As HPC shifts its long range focus from peta- to exascale, the need for programmers to be able to efficiently utilize the entirety of a machine’s compute resources has become more paramount. This has grown increasingly difficult as most of the Top500 machines utilize, in some capacity, hardware accelerators like GPUs and coprocessors which often require special languages and APIs to take advantage of them. In C++ the concept of executors, as currently discussed by the C++ standardization committee, has created a possibility for a flexible, and dynamic choice of the execution platform for various types of parallelism in C++, including the execution of user code on heterogeneous resources like accelerators and GPUs in a portable way. This will also allow to develop a solution that seamlessly integrates iterative execution (parallel algorithms) with other types of parallelism, such as task-based parallelism, asynchronous execution flows, continuation style computation, and explicit fork-join control flow of independent and non-homogeneous code paths.
Today, HPX implements executors to support sequential and parallel execution of parallel algorithms (and other parallelization constructs) on the main cores (CPUs). However, the current solutions does not directly utilize the power of GPUs. The support for GPU frameworks (such as CUDA and/or OpenCL) has become a standard in modern graphic processors, but the ability to utilize the computational capabilities provided by GPUs is still -especially on HPC applications – far from common. The most frequent reasons include: less intuitive programming model, more complex architecture of both memory and streaming processors, and the host-device paradigm which enforces manual data transmission and synchronization. These disadvantages will only aggravate with newer computer architectures to come online over the next years. There is a need for portable, higher level APIs for parallelization across a diverse set of heterogeneous architectures, including CPUs, GPUs, accelerators and coprocessors, which would simplify the creation of applications, even by programmers who are not experienced in either architecture or low-level programming languages of GPUs.
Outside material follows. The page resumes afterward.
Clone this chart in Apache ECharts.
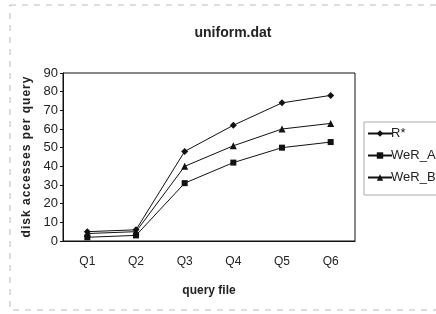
<!DOCTYPE html>
<html>
<head>
<meta charset="utf-8">
<script src="https://cdn.jsdelivr.net/npm/echarts@6/dist/echarts.min.js"></script>
<style>
  html, body { margin: 0; padding: 0; background: #fff; }
  #chart { width: 436px; height: 314px; }
</style>
</head>
<body>
<div id="chart"></div>
<script>
  // data
  var categories = ['Q1', 'Q2', 'Q3', 'Q4', 'Q5', 'Q6'];
  var rStar = [5, 6, 48, 62, 74, 78];
  var werA = [2, 3, 31, 42, 50, 53];
  var werB = [4, 5, 40, 51, 60, 63];
  var yTicks = [0, 10, 20, 30, 40, 50, 60, 70, 80, 90];

  var chart = echarts.init(document.getElementById('chart'));

  function line(name, data, symbol, size) {
    return {
      name: name,
      type: 'line',
      data: data,
      symbol: symbol,
      symbolSize: size,
      lineStyle: { color: '#111', width: 1 },
      itemStyle: { color: '#111' },
      animation: false
    };
  }

  // spread the letters of the y axis name a bit, like the original
  var yName = 'disk accesses per query'.split('').join('\u200A');

  chart.setOption({
    backgroundColor: '#fff',
    textStyle: { fontFamily: 'Liberation Sans, Arial, sans-serif', color: '#222' },
    title: {
      text: 'uniform.dat',
      left: 228,
      textAlign: 'center',
      top: 21,
      textStyle: { fontSize: 14, fontWeight: 'bold', color: '#222' }
    },
    legend: {
      orient: 'vertical',
      left: 364,
      top: 122,
      padding: [5, 10, 11, 3],
      itemGap: 9,
      itemWidth: 24,
      itemHeight: 8,
      borderColor: '#aaa',
      borderWidth: 1,
      textStyle: { fontSize: 13, color: '#222', padding: [0, 0, 0, -6] },
      data: ['R*', 'WeR_A', 'WeR_B']
    },
    grid: { left: 63, right: 81, top: 73, bottom: 73 },
    xAxis: {
      type: 'category',
      data: categories,
      name: 'query file',
      nameLocation: 'middle',
      nameGap: 44,
      nameTextStyle: { fontSize: 12, fontWeight: 'bold', color: '#222' },
      axisLine: { lineStyle: { color: '#111', width: 1 } },
      axisTick: { show: false },
      axisLabel: { fontSize: 12, color: '#222', margin: 15 },
      splitLine: { show: false }
    },
    yAxis: {
      type: 'value',
      min: yTicks[0],
      max: yTicks[yTicks.length - 1],
      interval: 10,
      name: yName,
      nameLocation: 'middle',
      nameGap: 29,
      nameTextStyle: { fontSize: 12, fontWeight: 'bold', color: '#222' },
      axisLine: { show: true, lineStyle: { color: '#111', width: 1 } },
      axisTick: { show: true, inside: false, length: 3, lineStyle: { color: '#111' } },
      axisLabel: { fontSize: 13, color: '#222', margin: 5 },
      splitLine: { show: false }
    },
    graphic: [
      {
        type: 'rect',
        shape: { x: 63, y: 73, width: 292, height: 168 },
        style: { fill: 'none', stroke: '#111', lineWidth: 1 },
        silent: true
      },
      {
        type: 'rect',
        shape: { x: 10, y: 5, width: 440, height: 305 },
        style: { fill: 'none', stroke: '#bbb', lineWidth: 1, lineDash: [6, 6] },
        silent: true
      }
    ],
    series: [
      line('R*', rStar, 'diamond', 7),
      line('WeR_A', werA, 'rect', 6),
      line('WeR_B', werB, 'triangle', 7)
    ]
  });
</script>
</body>
</html>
In HPX, we are working on bringing GPU parallelization into the implementation of a diverse set of parallelization constructs. The major goal for this work is to ensure portability, both in terms of code as well as in terms of performance across heterogeneous compute elements. The same C++ application code should be compilable and highly performant for CPUs, GPUs, Xeon/Phi, and other resources. All provided higher level C++ parallelization APIs are fully conforming to the existing C++ standardization documents (C++14, various Technical Specifications), and we will make every effort to keep up with the ongoing standardization efforts (for C++17 and C++20).
First results of this research demonstrate the viability of our approach as we have shown that it is possible to create higher level parallelization APIs which are at least as performant as existing solutions (based on OpenMP and/or MPI). We have also shown that it is possible to achieve native performance when integrating work on (local and remote) GPUs into the overall parallel execution flow (running tasks on CPUs and GPUs concurrently). We expect to see similar results when exposing GPUs through the very same APIs by continuing the work as described above.